Stress fractures of the lumbar spine, aka spondylolysis, are one of the most common causes of low back pain in children and young adults, particularly athletes.  The athlete will typically complain of progressively worsening low back pain without any specific injury to trigger it.  The pain typically spreads across the low back, and is initially mistaken for a muscle strain.  The pain usually does not radiate down into the legs.


The stress fractures are caused by damaging the pars interarticularis, the section of vertebrae that helps connect the vertebra above and below it.  There are a number of theories to explain why this injury occurs, but one of the suspected factors is repetitive extension of the low back.  In fact, athletes in sports that require those types of repetitive movements, such as gymnastics, weight lifting and football, have a higher rate of occurrence.

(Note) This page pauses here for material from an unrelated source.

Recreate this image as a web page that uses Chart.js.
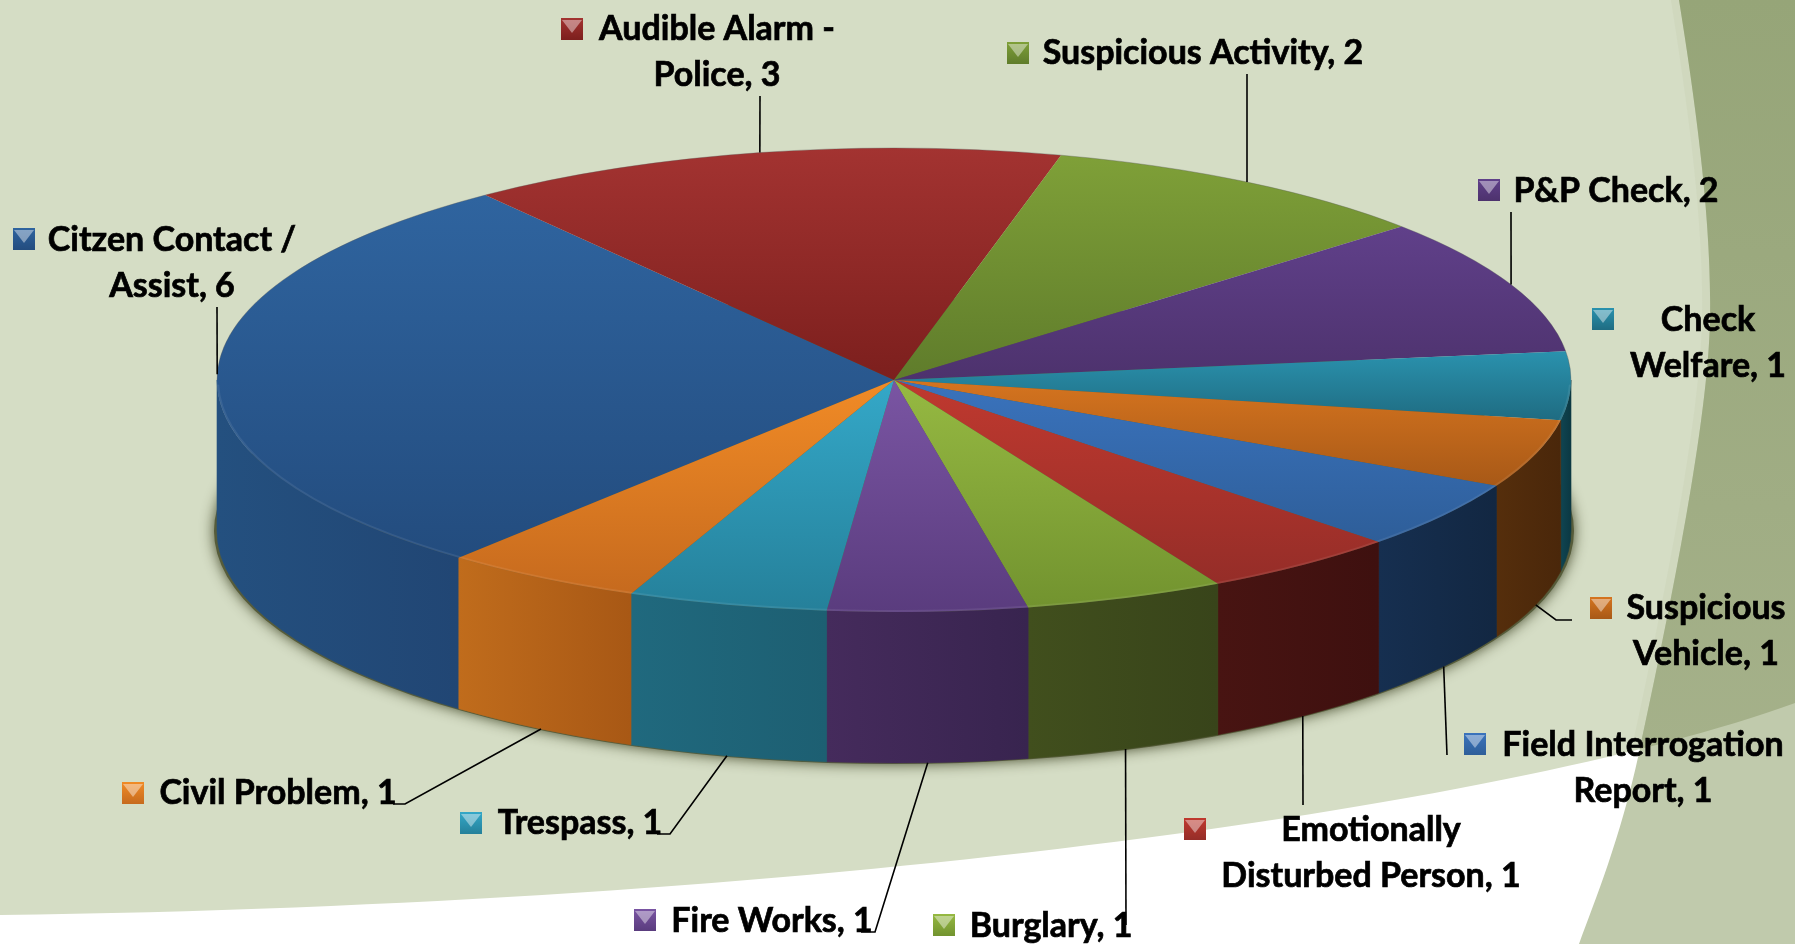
<!DOCTYPE html>
<html>
<head>
<meta charset="utf-8">
<title>Calls for service</title>
<script src="https://cdn.jsdelivr.net/npm/chart.js@4"></script>
<style>
html,body{margin:0;padding:0;background:#fff;overflow:hidden;}
canvas{display:block;}
</style>
</head>
<body>
<canvas id="pie3d" width="1795" height="944"></canvas>
<script>
// clockwise from the Citizen Contact slice, \n is where the label wraps
const categories = [
    "Citzen Contact /\nAssist", "Audible Alarm -\nPolice", "Suspicious Activity", "P&P Check",
    "Check\nWelfare", "Suspicious\nVehicle", "Field Interrogation\nReport", "Emotionally\nDisturbed Person",
    "Burglary", "Fire Works", "Trespass", "Civil Problem"
];
const values = [6, 3, 2, 2, 1, 1, 1, 1, 1, 1, 1, 1];

const topLight = ["#2f649f","#a33331","#7fa038","#60408a","#2a92ae","#d5741f","#3a73bd","#c0392f","#96b942","#7a55a3","#34a8c8","#f18b26"];
const topDark  = ["#234c7e","#7c1f1d","#5f7c2b","#4d326d","#1f6c82","#a85917","#2e5e99","#952d28","#72932f","#5a3c7e","#25809a","#c66a1e"];
const wallLight= ["#24507f","#5c1512","#4c6320","#3a2552","#0f4552","#552e0c","#162f50","#481412","#414f1d","#452b5c","#20697e","#c06c1c"];
const wallDark = ["#214674","#4a100e","#3f5319","#30204a","#0c3842","#4a270a","#122742","#3e100f","#38441a","#38244f","#1d5f72","#a85815"];

// key box left/top, text block centre x, first baseline
const labelKeyX = [13, 561, 1007, 1478, 1592, 1590, 1464, 1184, 933, 634, 460, 122];
const labelKeyY = [228, 18, 42, 179, 308, 597, 733, 818, 914, 909, 812, 782];
const labelMidX = [172, 717, 1203, 1616, 1708, 1706, 1643, 1371, 1051, 772, 580, 278];
const labelBase = [251, 40, 64, 202, 331, 619, 756, 841, 937, 932, 834, 804];

// leader line bends after leaving the rim, null = no leader
const leaders = [
    [[217,307]], [[760,96]], [[1247,74]], [[1511,212]], null,
    [[1556,620],[1572,620]], [[1447,755]], [[1303,805]], [[1126,925]],
    [[875,932],[861,932]], [[670,834],[657,834]], [[405,804],[393,804]]
];

const RX = 677, DEPTH = 151, KEY = 22, LINE_GAP = 46;
const total = values.reduce((a, b) => a + b, 0);

function topGradient(c){
    const chart = c.chart, area = chart.chartArea;
    if(!area) return topLight[c.dataIndex];
    const r = (area.bottom - area.top) / 2, cy = (area.bottom + area.top) / 2;
    let start = 220;
    for(let i = 0; i < c.dataIndex; i++) start += values[i] / total * 360;
    const end = start + values[c.dataIndex] / total * 360;
    // vertical extent of the slice on the circle
    let lo = cy, hi = cy;
    for(let a = start; a <= end; a += 1){
        const y = cy - r * Math.cos(a * Math.PI / 180);
        lo = Math.min(lo, y); hi = Math.max(hi, y);
    }
    const g = chart.ctx.createLinearGradient(0, lo, 0, hi);
    g.addColorStop(0, topLight[c.dataIndex]);
    g.addColorStop(1, topDark[c.dataIndex]);
    return g;
}

function paintBackground(ctx){
    const swoosh = () => {
        ctx.beginPath();
        ctx.moveTo(0, 0);
        ctx.lineTo(1795, 0);
        ctx.lineTo(1795, 703);
        ctx.bezierCurveTo(1500, 810, 800, 905, 0, 915);
        ctx.closePath();
    };
    const edge = () => {
        ctx.beginPath();
        ctx.moveTo(1679, 0);
        ctx.bezierCurveTo(1695, 100, 1712, 220, 1710, 320);
        ctx.bezierCurveTo(1708, 420, 1672, 600, 1639, 753);
        ctx.bezierCurveTo(1620, 840, 1595, 900, 1579, 944);
        ctx.lineTo(1795, 944);
        ctx.lineTo(1795, 0);
        ctx.closePath();
    };
    ctx.fillStyle = "#fff";
    ctx.fillRect(0, 0, 1795, 944);
    ctx.fillStyle = "#d5ddc5";
    swoosh();
    ctx.fill();
    ctx.fillStyle = "#c0caac";
    edge();
    ctx.fill();
    ctx.save();
    swoosh();
    ctx.clip();
    edge();
    ctx.strokeStyle = "rgba(190,200,170,0.22)";
    ctx.lineWidth = 16;
    ctx.stroke();
    const g = ctx.createLinearGradient(0, 0, 0, 760);
    g.addColorStop(0, "#96a578");
    g.addColorStop(1, "#a5b18a");
    ctx.fillStyle = g;
    ctx.fill();
    ctx.restore();
}

function paintWalls(chart){
    const ctx = chart.ctx;
    const arcs = chart.getDatasetMeta(0).data;
    const cx = arcs[0].x, cy = arcs[0].y, ry = arcs[0].outerRadius;

    // soft shadow under the base
    ctx.save();
    ctx.shadowColor = "rgba(60,65,35,0.95)";
    ctx.shadowBlur = 14;
    ctx.fillStyle = "#565c3a";
    ctx.beginPath();
    ctx.ellipse(cx, cy + DEPTH, RX + 3, ry + 1, 0, 0, Math.PI * 2);
    ctx.fill();
    ctx.restore();

    arcs.forEach((arc, i) => {
        for(const shift of [0, Math.PI * 2]){
            let a = arc.startAngle, b = arc.endAngle;
            while(a < 0){ a += Math.PI * 2; b += Math.PI * 2; }
            while(a >= Math.PI * 2){ a -= Math.PI * 2; b -= Math.PI * 2; }
            const from = Math.max(a - shift, 0), to = Math.min(b - shift, Math.PI);
            if(to <= from) continue;
            const x0 = cx + RX * Math.cos(to), x1 = cx + RX * Math.cos(from);
            const g = ctx.createLinearGradient(x0, 0, x1, 0);
            g.addColorStop(0, wallLight[i]);
            g.addColorStop(1, wallDark[i]);
            ctx.fillStyle = g;
            ctx.strokeStyle = g;
            ctx.lineWidth = 0.6;
            ctx.beginPath();
            ctx.ellipse(cx, cy + DEPTH, RX, ry, 0, from, to);
            ctx.ellipse(cx, cy, RX, ry, 0, to, from, true);
            ctx.closePath();
            ctx.fill();
            ctx.stroke();
        }
    });
}

function paintRim(chart){
    const ctx = chart.ctx;
    const arc0 = chart.getDatasetMeta(0).data[0];
    const cx = arc0.x, cy = arc0.y, ry = arc0.outerRadius;
    ctx.save();
    ctx.strokeStyle = "rgba(255,255,255,0.08)";
    ctx.lineWidth = 2;
    ctx.beginPath();
    ctx.ellipse(cx, cy, RX - 1, ry - 1, 0, 0.02, Math.PI - 0.02);
    ctx.stroke();
    ctx.strokeStyle = "rgba(90,90,90,0.35)";
    ctx.lineWidth = 1;
    ctx.beginPath();
    ctx.ellipse(cx, cy, RX, ry, 0, Math.PI, Math.PI * 2);
    ctx.stroke();
    ctx.restore();
}

function paintLabels(chart){
    const ctx = chart.ctx;
    const arcs = chart.getDatasetMeta(0).data;
    const cx = arcs[0].x, cy = arcs[0].y, ry = arcs[0].outerRadius;
    ctx.save();

    ctx.strokeStyle = "#000";
    ctx.lineWidth = 1.6;
    leaders.forEach((bends, i) => {
        if(!bends) return;
        const mid = (arcs[i].startAngle + arcs[i].endAngle) / 2;
        const px = cx + RX * Math.cos(mid);
        let py = cy + ry * Math.sin(mid);
        if(Math.sin(mid) > 0) py += DEPTH;
        ctx.beginPath();
        ctx.moveTo(px, py);
        for(const p of bends) ctx.lineTo(p[0], p[1]);
        ctx.stroke();
    });

    ctx.font = "bold 34px Lato";
    ctx.fillStyle = "#000";
    ctx.strokeStyle = "#000";
    ctx.lineWidth = 0.7;
    ctx.textAlign = "center";
    ctx.textBaseline = "alphabetic";
    categories.forEach((name, i) => {
        const lines = (name + ", " + values[i]).split("\n");
        lines.forEach((line, n) => {
            ctx.fillText(line, labelMidX[i], labelBase[i] + n * LINE_GAP);
            ctx.strokeText(line, labelMidX[i], labelBase[i] + n * LINE_GAP);
        });

        // little glossy legend key
        const x = labelKeyX[i], y = labelKeyY[i];
        const g = ctx.createLinearGradient(0, y, 0, y + KEY);
        g.addColorStop(0, topLight[i]);
        g.addColorStop(1, topDark[i]);
        ctx.fillStyle = g;
        ctx.fillRect(x, y, KEY, KEY);
        ctx.fillStyle = "rgba(255,255,255,0.42)";
        ctx.beginPath();
        ctx.moveTo(x + 1, y + 2);
        ctx.lineTo(x + KEY - 1, y + 2);
        ctx.lineTo(x + KEY / 2, y + KEY * 0.68);
        ctx.closePath();
        ctx.fill();
        ctx.fillStyle = "#000";
    });
    ctx.restore();
}

const pie3d = {
    id: "pie3d",
    beforeDraw(chart){
        paintBackground(chart.ctx);
    },
    beforeDatasetsDraw(chart){
        paintWalls(chart);
        // the library draws a circle, stretch it into the tilted ellipse
        const arc = chart.getDatasetMeta(0).data[0];
        const ctx = chart.ctx;
        ctx.save();
        ctx.translate(arc.x, 0);
        ctx.scale(RX / arc.outerRadius, 1);
        ctx.translate(-arc.x, 0);
    },
    afterDatasetsDraw(chart){
        chart.ctx.restore();
        paintRim(chart);
        paintLabels(chart);
    }
};

new Chart(document.getElementById("pie3d").getContext("2d"), {
    type: "pie",
    data: {
        labels: categories.map(c => c.replace("\n", " ")),
        datasets: [{
            data: values,
            backgroundColor: topGradient,
            borderWidth: 0,
            clip: false
        }]
    },
    options: {
        responsive: false,
        animation: false,
        devicePixelRatio: 1,
        rotation: 220,
        layout: { padding: { top: 148, bottom: 332, left: 662, right: 669 } },
        plugins: { legend: { display: false }, tooltip: { enabled: false } }
    },
    plugins: [pie3d]
});
</script>
</body>
</html>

Spondyloysis can sometimes be diagnosed with a simple xray.  However, a CT scan or MRI is usually needed to confirm the diagnosis.  Once the diagnosis is made, rest and control of the pain are the primary treatments.  There is debate regarding the need to brace the patient, or whether simply avoiding the aggravating activities is sufficient for healing.  Ultimately, it comes down to the preference of the physician and the patient.  Once the pain is resolved, an aggressive course of physical therapy is recommended focusing on core strength to get athlete’s prepared to return to their sport and help prevent recurrence.

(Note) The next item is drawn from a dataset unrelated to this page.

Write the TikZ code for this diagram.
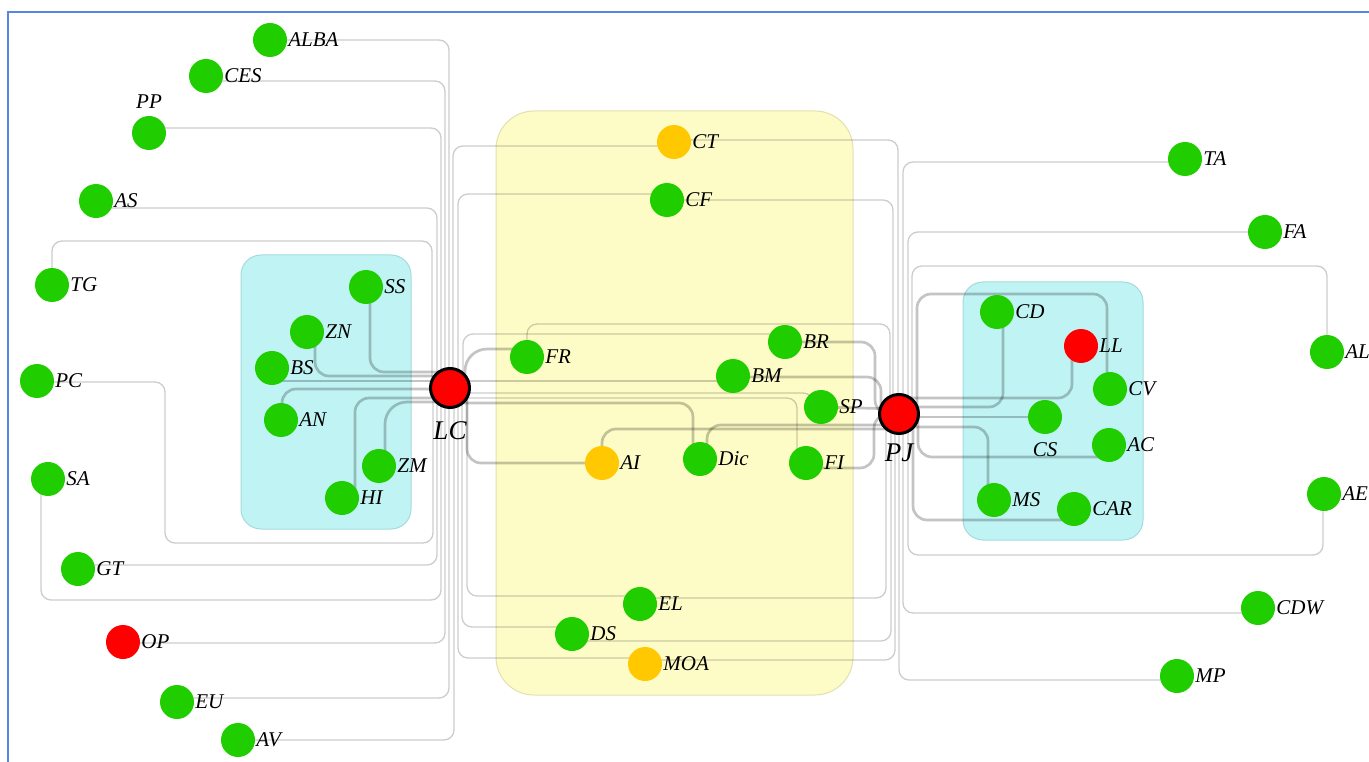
\documentclass[tikz,border=0pt]{standalone}
\usepackage{fontspec}
\setmainfont{Liberation Serif}
\pgfdeclarelayer{boxes}
\pgfdeclarelayer{wires}
\pgfsetlayers{boxes,wires,main}

\definecolor{nodegreen}{RGB}{32,206,0}
\definecolor{nodeorange}{RGB}{255,200,0}
\definecolor{nodered}{RGB}{255,0,0}
\definecolor{groupcyan}{RGB}{192,244,244}
\definecolor{groupcyanedge}{RGB}{165,218,220}
\definecolor{groupyellow}{RGB}{253,252,199}
\definecolor{groupyellowedge}{RGB}{226,224,176}
\definecolor{frameblue}{RGB}{85,135,225}

\tikzset{
  vtx/.style={circle, inner sep=0pt, minimum size=34pt, draw=none},
  gvtx/.style={vtx, fill=nodegreen},
  ovtx/.style={vtx, fill=nodeorange},
  rvtx/.style={vtx, fill=nodered},
  hub/.style={circle, inner sep=0pt, minimum size=39pt, fill=nodered, draw=black, line width=3pt},
  lab/.style={font=\fontsize{21}{21}\selectfont\itshape, inner sep=1pt},
  hublab/.style={font=\fontsize{27}{27}\selectfont\itshape, inner sep=1pt},
  thinw/.style={draw=black, draw opacity=0.2, line width=1.3pt, rounded corners=10pt},
  fatw/.style={draw=black, draw opacity=0.23, line width=2.7pt, rounded corners=14pt},
  cyanbox/.style={fill=groupcyan, draw=groupcyanedge, line width=1pt, rounded corners=20pt},
  yellowbox/.style={fill=groupyellow, draw=groupyellowedge, line width=1pt, rounded corners=38pt},
}

\begin{document}
\begin{tikzpicture}[x=1pt, y=-1pt]
\useasboundingbox (0,0) rectangle (1369,762);

% frame
\draw[frameblue, line width=1.5pt] (8,770) -- (8,12) -- (1375,12);

% group boxes
\begin{pgfonlayer}{boxes}
  \draw[cyanbox] (241,255) rectangle (411,529);
  \draw[yellowbox] (496,111) rectangle (853,695);
  \draw[cyanbox] (963,282) rectangle (1143,540);
\end{pgfonlayer}

% hubs
\node[hub, label={[hublab, label distance=11pt]south:LC}] (LC) at (450,388) {};
\node[hub, label={[hublab, label distance=8pt]south:PJ}] (PJ) at (899,414) {};

% left outer nodes
\node[gvtx, label={[lab]east:ALBA}] (ALBA) at (270,40) {};
\node[gvtx, label={[lab]east:CES}] (CES) at (206,76) {};
\node[gvtx, label={[lab, label distance=6pt]north:PP}] (PP) at (149,133) {};
\node[gvtx, label={[lab]east:AS}] (AS) at (96,201) {};
\node[gvtx, label={[lab]east:TG}] (TG) at (52,285) {};
\node[gvtx, label={[lab]east:PC}] (PC) at (37,381) {};
\node[gvtx, label={[lab]east:SA}] (SA) at (48,479) {};
\node[gvtx, label={[lab]east:GT}] (GT) at (78,569) {};
\node[rvtx, label={[lab]east:OP}] (OP) at (123,642) {};
\node[gvtx, label={[lab]east:EU}] (EU) at (177,702) {};
\node[gvtx, label={[lab]east:AV}] (AV) at (238,740) {};

% left group
\node[gvtx, label={[lab]east:SS}] (SS) at (366,287) {};
\node[gvtx, label={[lab]east:ZN}] (ZN) at (307,332) {};
\node[gvtx, label={[lab]east:BS}] (BS) at (272,368) {};
\node[gvtx, label={[lab]east:AN}] (AN) at (281,420) {};
\node[gvtx, label={[lab]east:ZM}] (ZM) at (379,466) {};
\node[gvtx, label={[lab]east:HI}] (HI) at (342,498) {};

% central group
\node[ovtx, label={[lab]east:CT}] (CT) at (674,142) {};
\node[gvtx, label={[lab]east:CF}] (CF) at (667,200) {};
\node[gvtx, label={[lab]east:FR}] (FR) at (527,357) {};
\node[gvtx, label={[lab]east:BR}] (BR) at (785,342) {};
\node[gvtx, label={[lab]east:BM}] (BM) at (733,376) {};
\node[gvtx, label={[lab]east:SP}] (SP) at (821,407) {};
\node[ovtx, label={[lab]east:AI}] (AI) at (602,463) {};
\node[gvtx, label={[lab]east:Dic}] (Dic) at (700,459) {};
\node[gvtx, label={[lab]east:FI}] (FI) at (806,463) {};
\node[gvtx, label={[lab]east:EL}] (EL) at (640,604) {};
\node[gvtx, label={[lab]east:DS}] (DS) at (572,634) {};
\node[ovtx, label={[lab]east:MOA}] (MOA) at (645,664) {};

% right group
\node[gvtx, label={[lab]east:CD}] (CD) at (997,312) {};
\node[rvtx, label={[lab]east:LL}] (LL) at (1081,346) {};
\node[gvtx, label={[lab]east:CV}] (CV) at (1110,389) {};
\node[gvtx, label={[lab, label distance=7pt]south:CS}] (CS) at (1045,417) {};
\node[gvtx, label={[lab]east:AC}] (AC) at (1109,445) {};
\node[gvtx, label={[lab]east:MS}] (MS) at (994,500) {};
\node[gvtx, label={[lab]east:CAR}] (CAR) at (1074,509) {};

% right outer nodes
\node[gvtx, label={[lab]east:TA}] (TA) at (1185,159) {};
\node[gvtx, label={[lab]east:FA}] (FA) at (1265,232) {};
\node[gvtx, label={[lab]east:AL}] (AL) at (1327,352) {};
\node[gvtx, label={[lab]east:AE}] (AE) at (1324,494) {};
\node[gvtx, label={[lab]east:CDW}] (CDW) at (1258,608) {};
\node[gvtx, label={[lab]east:MP}] (MP) at (1177,676) {};

\begin{pgfonlayer}{wires}
  % left outer links into LC
  \draw[thinw] (ALBA.center) -| ([xshift=-1pt]LC.center);
  \draw[thinw] ([yshift=-5pt]CES.center) -| ([xshift=-5pt]LC.center);
  \draw[thinw] ([yshift=5pt]PP.center) -| ([xshift=-9pt]LC.center);
  \draw[thinw] ([yshift=-7pt]AS.center) -| ([xshift=-13pt]LC.center);
  \draw[thinw] (TG.center) |- (432,241) -- ([xshift=-18pt]LC.center);
  \draw[thinw] ([yshift=-1pt]PC.center) -| (165,543) -| ([xshift=-17pt]LC.center);
  \draw[thinw] ([yshift=4pt]GT.center) -| ([xshift=-13pt]LC.center);
  \draw[thinw] ([xshift=-7pt]SA.center) |- (441,600) -- ([xshift=-9pt]LC.center);
  \draw[thinw] ([yshift=-1pt]OP.center) -| ([xshift=-5pt]LC.center);
  \draw[thinw] ([yshift=4pt]EU.center) -| ([xshift=-1pt]LC.center);
  \draw[thinw] (AV.center) -| ([xshift=4pt]LC.center);

  % left group links
  \draw[fatw] ([xshift=4pt]SS.center) |- ([yshift=16pt]LC.center);
  \draw[fatw] ([xshift=8pt]ZN.center) |- ([yshift=12pt]LC.center);
  \draw[fatw] ([yshift=-13pt]BS.center) -- ([yshift=7pt]LC.center);
  \draw[fatw] ([xshift=1pt]AN.center) |- ([yshift=-1pt]LC.center);
  \draw[fatw] ([xshift=13pt]HI.center) |- ([yshift=-10pt]LC.center);
  \draw[fatw, rounded corners=22pt] ([xshift=6pt]ZM.center) |- ([yshift=-14pt]LC.center);

  % central links
  \draw[thinw] ([yshift=-4pt]CT.center) -| ([xshift=3pt]LC.center);
  \draw[thinw] ([yshift=2pt]CT.center) -| ([xshift=-1pt]PJ.center);
  \draw[thinw] ([yshift=6pt]CF.center) -| ([xshift=8pt]LC.center);
  \draw[thinw] (CF.center) -| ([xshift=-6pt]PJ.center);
  \draw[thinw] ([yshift=8pt]EL.center) -| ([xshift=17pt]LC.center);
  \draw[thinw] ([yshift=6pt]EL.center) -| ([xshift=-13pt]PJ.center);
  \draw[thinw] ([yshift=7pt]DS.center) -| ([xshift=12pt]LC.center);
  \draw[thinw] ([yshift=-7pt]DS.center) -| ([xshift=-8pt]PJ.center);
  \draw[thinw] ([yshift=6pt]MOA.center) -| ([xshift=8pt]LC.center);
  \draw[thinw] ([yshift=4pt]MOA.center) -| ([xshift=-4pt]PJ.center);
  \draw[thinw] (FR.center) |- (890,324) -- ([xshift=-9pt]PJ.center);
  \draw[fatw, rounded corners=22pt] ([xshift=15pt]LC.center) |- ([yshift=8pt]FR.center);
  \draw[thinw] ([xshift=13pt]LC.center) |- ([yshift=8pt]BR.center);
  \draw[fatw] (BR.center) -| ([xshift=-24pt]PJ.center) -- (PJ.center);
  \draw[fatw] ([yshift=-1pt]BM.center) -| ([xshift=-18pt]PJ.center);
  \draw[fatw] (SP.center) -- ([yshift=5pt]PJ.center);
  \draw[fatw] ([yshift=-5pt]FI.center) -| ([xshift=-25pt]PJ.center) -- (PJ.center);
  \draw[thinw] ([yshift=7pt]LC.center) -- ([yshift=-5pt]BM.center);
  \draw[thinw] ([yshift=-5pt]LC.center) -| ([xshift=-8pt]SP.center);
  \draw[thinw] ([yshift=-10pt]LC.center) -| ([xshift=-9pt]FI.center);
  \draw[fatw] ([yshift=-15pt]LC.center) -| ([xshift=-7pt]Dic.center);
  \draw[fatw, rounded corners=14pt] ([xshift=17pt]LC.center) |- (AI.center);
  \draw[fatw] (AI.center) |- ([yshift=-15pt]PJ.center);
  \draw[fatw] ([xshift=7pt]Dic.center) |- ([yshift=-11pt]PJ.center);

  % right outer links into PJ
  \draw[thinw] ([yshift=-3pt]TA.center) -| ([xshift=4pt]PJ.center);
  \draw[thinw] (FA.center) -| ([xshift=9pt]PJ.center);
  \draw[thinw] (AL.center) |- (912,266) -- ([xshift=13pt]PJ.center);
  \draw[thinw] ([xshift=-1pt]AE.center) |- (908,555) -- ([xshift=9pt]PJ.center);
  \draw[thinw] ([yshift=-5pt]CDW.center) -| ([xshift=4pt]PJ.center);
  \draw[thinw] ([yshift=-4pt]MP.center) -| (PJ.center);

  % right group links
  \draw[fatw] ([xshift=-3pt]CV.center) |- (917,294) -- ([xshift=18pt]PJ.center);
  \draw[fatw] ([xshift=6pt]CD.center) |- ([yshift=7pt]PJ.center);
  \draw[fatw] ([xshift=-9pt]LL.center) |- ([yshift=16pt]PJ.center);
  \draw[fatw] (CS.center) -- ([yshift=-3pt]PJ.center);
  \draw[fatw] ([xshift=-6pt]MS.center) |- ([yshift=-13pt]PJ.center);
  \draw[fatw] ([yshift=-12pt]AC.center) -| ([xshift=19pt]PJ.center);
  \draw[fatw] ([yshift=-11pt]CAR.center) -| ([xshift=14pt]PJ.center);
\end{pgfonlayer}
\end{tikzpicture}
\end{document}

Due to the location of the defect, spondylolysis can lead to instability of the vertebral segments above and below.  The top segment can shift in relation to the bottom segment, which is called spondylolisthesis.  Severe injuries can lead to this quickly, but more frequently the instability and shifting occur gradually over time, leading to chronic low back pain as the athlete gets older.  The risk of long term low back problems emphasizes the need for prompt and accurate diagnosis and treatment of this condition.